Boy, you start by writing about the optics of metals and you cross over to Perseus’ shield. I have a bit of justification for writing about this one, too – I wrote a book about it.

As usual, don’t rely on movies for your info on mythology any more than you rely on them for police procedure, science, or history. Clash of the Titans may be the most accurate portrayal on film of the story (possibly excepting Jim Henson’s The Storyteller), with a screenplay by versed-in-the-classics Beverly Cross, but they still messed with the story a lot, and incorporated a huge amount of later stuff not in the oldest versions. (One big change – Athena was Perseus’ divine protector, along with Hermes. The film changes it to Zeus.)

In the oldest versions Perseus has no shield. You can see lots of examples of this in old Greek art. Perseus isn’t looking at her (in some versions of the story, Athena guides his hand), but he isn’t using the shield to try and see her. It’s only in later versions that Perseus acquires a shield and uses it as a “magic mirror” in which to view Medusa without lithification, so he can cut off her head.

I suspect that there was some feeling in the ancient world that the images in mirrors weren’t really the same as direct viewing, which sort of justified Medusa’s image not turning Perseus to stone. But I think that there’s really another reason for his using the shield as a mirror. A shield, after all, isn’t really a very good mirror, unless undented and well-polished (something I’ll bet most shields weren’t).

Greek shields were emblazoned with decorations – “devices”. One of the most common was Medusa’s head. Athena’s shield had Medusa’s head on it. According to some versions, Perseus gave the head to Athena, and she put it on her shield. But other shields had a gorgon’s head on them, too. In the *Iliad, agamemnon’s does. Curiously, in ancient Greek art, it’s Achilles’ shield that has it (and you can use its presence to identify Achilles, in fact). Ares is often shown with it on his shield, too. (Even on paintings of the Birth of Athena. But if she’s just being born, she couldn’t help Perseus cut of Medusa’s head, so that’s chronologically impossible, isn’t it? Hey, we’re Gods! We don’t need no steenking causality!)

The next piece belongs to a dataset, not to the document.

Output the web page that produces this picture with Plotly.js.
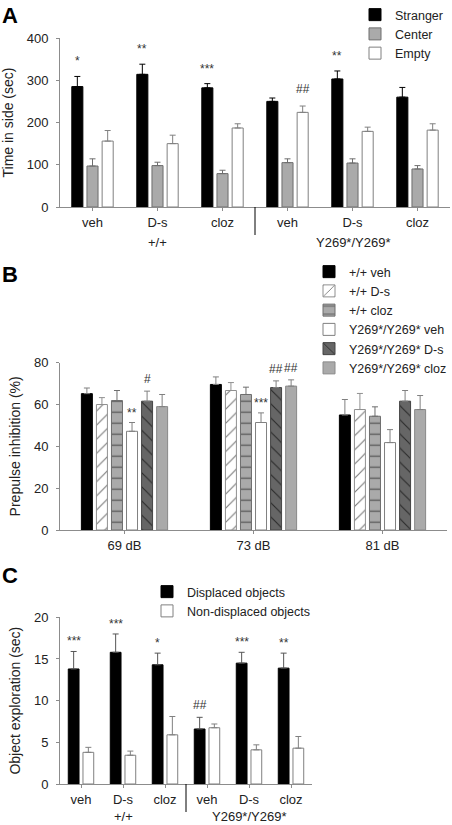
<!DOCTYPE html>
<html><head><meta charset="utf-8">
<script src="https://cdn.plot.ly/plotly-3.0.1.min.js"></script>
<style>html,body{margin:0;padding:0;background:#fff}#chart{width:452px;height:825px}</style>
</head><body><div id="chart"></div>
<script>
// ---------- Panel A : three-chamber test ----------
const conditions = ['veh', 'D-s', 'cloz', 'veh', 'D-s', 'cloz'];
const genotypeLabels = ['+/+', 'Y269*/Y269*'];
const strangerA = [285, 314, 282, 250, 303, 260];
const strangerErrA = [24, 24, 10, 8, 19, 23];
const centerA = [97, 98, 79, 105, 104, 90];
const centerErrA = [17, 8, 8, 9, 10, 8];
const emptyA = [156, 150, 187, 224, 179, 182];
const emptyErrA = [25, 20, 10, 15, 10, 15];
const sigStrangerA = ['*', '**', '***', '', '**', ''];
const sigEmptyA = ['', '', '', '##', '', ''];

// ---------- Panel B : prepulse inhibition ----------
const levelsB = ['69 dB', '73 dB', '81 dB'];
const wtVehB = [65.2, 69.6, 55.0];
const wtVehErrB = [2.7, 3.6, 7.4];
const wtDsB = [60.0, 66.7, 57.6];
const wtDsErrB = [3.3, 3.8, 7.7];
const wtClozB = [61.9, 64.8, 54.4];
const wtClozErrB = [4.8, 3.5, 4.5];
const mutVehB = [47.2, 51.4, 41.8];
const mutVehErrB = [4.2, 4.6, 6.2];
const mutDsB = [61.6, 68.1, 61.6];
const mutDsErrB = [4.8, 3.2, 5.1];
const mutClozB = [59.0, 68.8, 57.6];
const mutClozErrB = [5.8, 3.0, 6.7];
const sigMutVehB = ['**', '***', ''];
const sigMutDsB = ['#', '##', ''];
const sigMutClozB = ['', '##', ''];

// ---------- Panel C : object displacement ----------
const displacedC = [13.8, 15.8, 14.3, 6.6, 14.5, 13.9];
const displacedErrC = [2.1, 2.2, 1.4, 1.4, 1.3, 1.8];
const nonDisplacedC = [3.8, 3.45, 5.9, 6.75, 4.1, 4.3];
const nonDisplacedErrC = [0.6, 0.5, 2.2, 0.45, 0.6, 1.4];
const sigDisplacedC = ['***', '***', '*', '##', '***', '**'];

// ---------- helpers ----------
const FONT = 'Liberation Sans, Arial, sans-serif';
const BARGAP = 0.3;
const W = 452, H = 825;
const idx = arr => arr.map((_, i) => i);
function errUp(arr, color) {
  return {type: 'data', symmetric: false, array: arr, arrayminus: arr.map(() => 0),
          color: color, thickness: 1, width: 3};
}
function bar(name, x, y, err, fill, line, ecol, xa, ya, leg, pattern) {
  const t = {type: 'bar', name: name, x: x, y: y, xaxis: xa, yaxis: ya, legend: leg,
    marker: {color: fill, line: {color: line, width: 1}},
    error_y: errUp(err, ecol)};
  if (pattern) t.marker.pattern = pattern;
  return t;
}
const xsA = idx(conditions);
const xsB = idx(levelsB);

const traces = [
  bar('Stranger', xsA, strangerA, strangerErrA, '#000000', '#000000', '#000000', 'x', 'y', 'legend'),
  bar('Center', xsA, centerA, centerErrA, '#aaaaaa', '#6e6e6e', '#6e6e6e', 'x', 'y', 'legend'),
  bar('Empty', xsA, emptyA, emptyErrA, '#ffffff', '#808080', '#808080', 'x', 'y', 'legend'),

  bar('+/+ veh', xsB, wtVehB, wtVehErrB, '#000000', '#000000', '#808080', 'x2', 'y2', 'legend2'),
  bar('+/+ D-s', xsB, wtDsB, wtDsErrB, '#ffffff', '#909090', '#909090', 'x2', 'y2', 'legend2',
      {shape: '/', fgcolor: '#777777', bgcolor: '#ffffff', size: 10, solidity: 0.11}),
  bar('+/+ cloz', xsB, wtClozB, wtClozErrB, '#aaaaaa', '#6e6e6e', '#6e6e6e', 'x2', 'y2', 'legend2',
      {shape: '-', fgcolor: '#5a5a5a', bgcolor: '#aaaaaa', size: 11, solidity: 0.12}),
  bar('Y269*/Y269* veh', xsB, mutVehB, mutVehErrB, '#ffffff', '#808080', '#808080', 'x2', 'y2', 'legend2'),
  bar('Y269*/Y269* D-s', xsB, mutDsB, mutDsErrB, '#666666', '#444444', '#808080', 'x2', 'y2', 'legend2',
      {shape: '\\', fgcolor: '#2a2a2a', bgcolor: '#666666', size: 10, solidity: 0.11}),
  bar('Y269*/Y269* cloz', xsB, mutClozB, mutClozErrB, '#aaaaaa', '#8a8a8a', '#808080', 'x2', 'y2', 'legend2'),

  bar('Displaced objects', xsA, displacedC, displacedErrC, '#000000', '#000000', '#555555', 'x3', 'y3', 'legend3'),
  bar('Non-displaced objects', xsA, nonDisplacedC, nonDisplacedErrC, '#ffffff', '#808080', '#808080', 'x3', 'y3', 'legend3')
];

// significance annotations placed above the error bars
const annotations = [];
function sig(labels, vals, errs, k, n, xa, ya, shift) {
  const slot = (1 - BARGAP) / n;
  const off = (k - (n - 1) / 2) * slot;
  labels.forEach((s, i) => {
    if (!s) return;
    annotations.push({xref: xa, yref: ya, x: i + off, y: vals[i] + errs[i], text: s,
      showarrow: false, yanchor: 'middle', yshift: shift + (s[0] === '*' ? -2 : 0),
      font: {family: FONT, size: 12, color: '#333'}});
  });
}
sig(sigStrangerA, strangerA, strangerErrA, 0, 3, 'x', 'y', 17);
sig(sigEmptyA, emptyA, emptyErrA, 2, 3, 'x', 'y', 17);
sig(sigMutVehB, mutVehB, mutVehErrB, 3, 6, 'x2', 'y2', 12);
sig(sigMutDsB, mutDsB, mutDsErrB, 4, 6, 'x2', 'y2', 12);
sig(sigMutClozB, mutClozB, mutClozErrB, 5, 6, 'x2', 'y2', 12);
sig(sigDisplacedC, displacedC, displacedErrC, 0, 2, 'x3', 'y3', 12);

// genotype group labels under the condition ticks
function groupLabels(xa, ypx) {
  genotypeLabels.forEach((g, j) => {
    annotations.push({xref: xa, yref: 'paper', x: 1 + 3 * j, y: 1 - ypx / H, text: g,
      showarrow: false, yanchor: 'middle', font: {family: FONT, size: 13, color: '#222'}});
  });
}
groupLabels('x', 242);
groupLabels('x3', 816);

// panel letters
[['A', 15], ['B', 275], ['C', 575]].forEach(([t, y]) => {
  annotations.push({xref: 'paper', yref: 'paper', x: 0, xanchor: 'left', y: 1 - y / H,
    yanchor: 'middle', text: '<b>' + t + '</b>', showarrow: false,
    font: {family: FONT, size: 22, color: '#000'}});
});

// separator lines between genotype groups
const shapes = [
  {type: 'line', xref: 'x', yref: 'paper', x0: 2.5, x1: 2.5, y0: 1 - 207 / H, y1: 1 - 235 / H,
   line: {color: '#000', width: 1}},
  {type: 'line', xref: 'x3', yref: 'paper', x0: 2.5, x1: 2.5, y0: 1 - 784 / H, y1: 1 - 812 / H,
   line: {color: '#000', width: 1}}
];

const tickFont = {family: FONT, size: 13, color: '#222'};
function xaxis(domain, anchor, tickvals, ticktext) {
  return {domain: domain, anchor: anchor, range: [-0.5, tickvals.length - 0.5],
    tickvals: tickvals, ticktext: ticktext, showline: true, linecolor: '#8c8c8c', linewidth: 1,
    ticks: 'outside', ticklen: 3, tickcolor: '#8c8c8c', showgrid: false, zeroline: false,
    tickfont: tickFont, fixedrange: true};
}
function yaxis(domain, anchor, range, dtick, title) {
  return {domain: domain, anchor: anchor, range: range, dtick: dtick, tick0: 0,
    showline: true, linecolor: '#8c8c8c', linewidth: 1, ticks: 'outside', ticklen: 3,
    tickcolor: '#8c8c8c', ticklabelstandoff: 5, showgrid: false, zeroline: false,
    tickfont: tickFont, title: {text: title, font: {family: FONT, size: 14, color: '#222'}, standoff: 10}};
}

const legendCommon = {bgcolor: 'rgba(0,0,0,0)', borderwidth: 0, xanchor: 'left', yanchor: 'top',
  font: {family: FONT, size: 12.5, color: '#222'}, tracegroupgap: 0};

const layout = {
  width: W, height: H, margin: {l: 0, r: 0, t: 0, b: 0},
  paper_bgcolor: '#fff', plot_bgcolor: '#fff',
  barmode: 'group', bargap: BARGAP, bargroupgap: 0.27,
  showlegend: true,
  xaxis: xaxis([60 / W, 450 / W], 'y', xsA, conditions),
  yaxis: yaxis([1 - 207 / H, 1 - 38 / H], 'x', [0, 400], 100, 'Time in side (sec)'),
  xaxis2: xaxis([60 / W, 447 / W], 'y2', xsB, levelsB),
  yaxis2: yaxis([1 - 530 / H, 1 - 362.7 / H], 'x2', [0, 80], 20, 'Prepulse inhibition (%)'),
  xaxis3: xaxis([60 / W, 312 / W], 'y3', xsA, conditions),
  yaxis3: yaxis([1 - 784 / H, 1 - 617.3 / H], 'x3', [0, 20], 5, 'Object exploration (sec)'),
  legend: Object.assign({}, legendCommon, {x: 355 / W, y: 1}),
  legend2: Object.assign({}, legendCommon, {x: 309 / W, y: 1 - 257 / H}),
  legend3: Object.assign({}, legendCommon, {x: 147 / W, y: 1 - 577 / H}),
  annotations: annotations,
  shapes: shapes
};

Plotly.newPlot('chart', traces, layout, {displayModeBar: false, staticPlot: true});
</script>
</body></html>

It seems clear to me that part of the Medusa myth is intended to explain how the gorgon’s head ended up on the shield. One way is the straightforward way cited above – Perseus cuts off the head, then gives it to Athena, who puts it on her shield. But I’d like to propose another that some other teller of the story may have had in mind. Perseus gets the reflection of Medusa’s head on his shield. Then he cuts off her head, and the reflection of the head and the real head become as one, captured on the shield, and it stays there. Kinda like Wendy capturing Peter Pan’s shadow. It doesn’t make much physical sense, but it makes a sort of emotional sense.

Silver-glass mirrors, as we know them, were developed in the 15th century. A well-polished shield would be about as good a mirror as an ancient Greek could imagine (sans magic).

I hasten to point out that transparent aluminum, arenak, and inoson are all clear metals.

I think we are all forgetting that it is Medusa’s gaze and not her mere visage that petrifies victims who meet her gaze.

So therefore, if Perseus is looking at Medusa’s reflection, but Medusa is looking directly at Perseus, then he is not meeting her gaze, and therefore remains nice and warm and fleshy.

But if Medusa looks her own reflection in the eye, then she becomes a victim of her own gaze attack. Clearly, she failed her save vs. petrifaction/polymorph, too.

As for metallic/insulator transparency:

A sufficient gap between conduction and valence bands may be necessary for transparency in a given electromagnetic domain (say, the visible portion of the spectrum), but it is not sufficient. One can easily think of many insulators that are not transparent due to molecular or even macroscopic structural details that scatter or reflect incident rays. For instance: vinyl, natural rubber, wood, stone, etc.

You are also forgetting the proprietary substance from which General Products Hulls are made.

But then, it has not been established that this is a metal.

The truth is that Medusa’s reflection wasn’t off the shield, but off Harry Hamlin’s pretty-boy gleaming white teeth.